Fenomena gelandangan dan pengemis di Kota Malang bukanlah hal yang bisa dihilangkan sepenuhnya. Namun pemerintah dapat berupaya untuk meminimalisir fenomena tersebut.
"Kalau dihilangkan gak mungkin karena itu bagian dari fenomena sosial. Tapi diminimalisir bisa karena akan tumbuh berkembang fenomena sosial itu terjadi," ucapnya.
Pemerintah diminta untuk waspada terhadap cara kerja pengemis yang telah tersistem. Dikhawatirkan gelandangan, pengemis, maupun pengamen tersebut telah dikoordinir oleh oknum tertentu.
"Oleh karena itu melakukan pendekatan persuasif dengan tokoh yang dropping pengemis itu penting. Bisa saja mereka tersandera oleh tokoh yang ngedrop, mendapatkan ancaman dari bos mereka," tuturnya.
Tak hanya itu, penerapan sanksi kepada masyarakat yang memberikan uang kepada pengemis juga dinilai kurang efektif untuk mengatasi masalah tersebut.

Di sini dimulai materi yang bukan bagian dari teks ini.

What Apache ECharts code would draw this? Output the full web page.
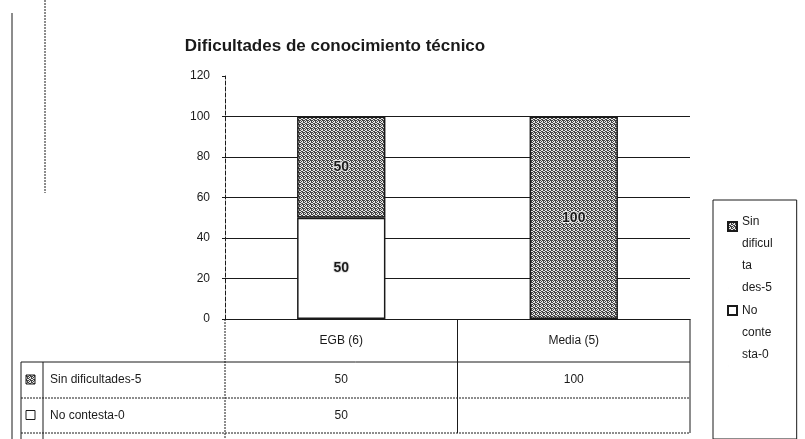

"Itu pendekatan normatif karena pasti ada orang yang gak tega, simpatik dengan tampilan kumuh. Secara normatif mereka juga gak efektif, kecuali pendekatan kemanusiaan untuk menyadarkan pelaku tapi juga bos-bos penyalur. Caranya memaksimalkan pekerja sosial, Dinsos dan LSM," tutupnya. (*)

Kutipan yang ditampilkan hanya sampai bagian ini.